Boal favours the ‘invasion’ of the stage also because it combats alienation. Alienation is here seen as a reduction to a status of less than fully human – an object, a state Friere too attempted to combat. The traditional spectator is alienated such that they delegate the power to act to other people. TO ‘humanizes’ the spectator by restoring their capacity for action in all its fullness; it restores the spectator to equality with the actor, rather than treating them as a passive receiver of an imposed, finished worldview. The invasion of the aesthetic space symbolizes structural trespassing, or seizure of power, needed to challenge oppression in other spheres. In other words, the split between powerful actor/director and powerless, passive spectator instantiates the broader split between powerful and powerless.
A philosophically crucial aspect of TO lies beyond the performance itself. Sessions often start with games and bodywork. Such activities are seen as creating a kind of communion, and existence as a group. Their function is to destroy what Boal calls ‘muscular alienation’, and to perform a ‘de-mechanisation of the body’. In the course of work and everyday life, people adopt certain habitual bodily postures and comfort in the repetition of certain acts. People’s bodies get mechanized, often producing mindless, muscle-memory responses to stimuli. They can’t act creatively, because they always revert to the constrained gestures of the constricted body.
Boal exemplifies this idea in relation to work – the repetition of particular postures during physical labour as workers in factories, mines and farms; someone who works at a computer spending significant durations sitting, with eyes facing the screen and hands on the keyboard; someone whose job involves sorting things or filling forms; a retail employee, perhaps allowed more mobility, but expected to keep up appearances of pleasantry; a woman running a household, with an unchanged schedule and list of chores to complete everyday. People might also get bodily structures from family life, consumption patterns or recurring emotional states.
There is also a crucial sensory equivalent to this kind of muscular rigidity. People filter reality in line with particular culturally relevant assumptions. They make habitual settings seem orderly. And orderly settings as right. For instance, people raised in cities can process urban stimuli, but not usually those of a forest. On the other hand, someone who has always lived in a forest will find it more orderly than a city. Such filters can act in similarly to bodily rigidities, predisposing people to see, hear and perceive in particular biased ways- an impediment to democratic dialogue, co-creation and creative thinking that forum theatre seeks to address.
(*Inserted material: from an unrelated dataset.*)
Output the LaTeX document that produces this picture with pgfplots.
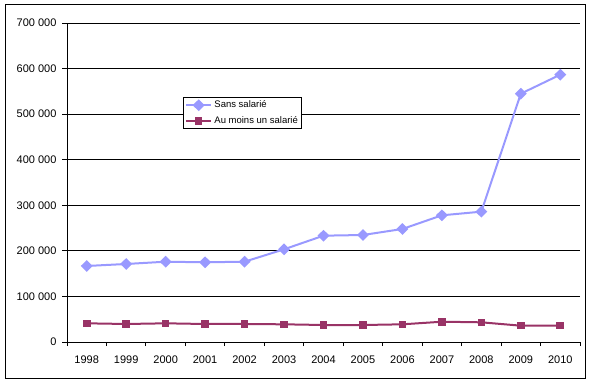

Paulo Friere and Augusto Boal’s pedagogical partnership left behind some enduring lessons for future political thinkers, social activists and development professionals- in their unwavering faith in all people, regardless of their unique power positioning (or lack thereof), as intellectual beings capable of creation & recreation, action & reflection; in their placing of the oppressed at the leading end on the road to liberation; in them continually rejecting singular finished world views, as opposed to ever-evolving collective ones; and in their undying commitment to embracing the possibility of positive change.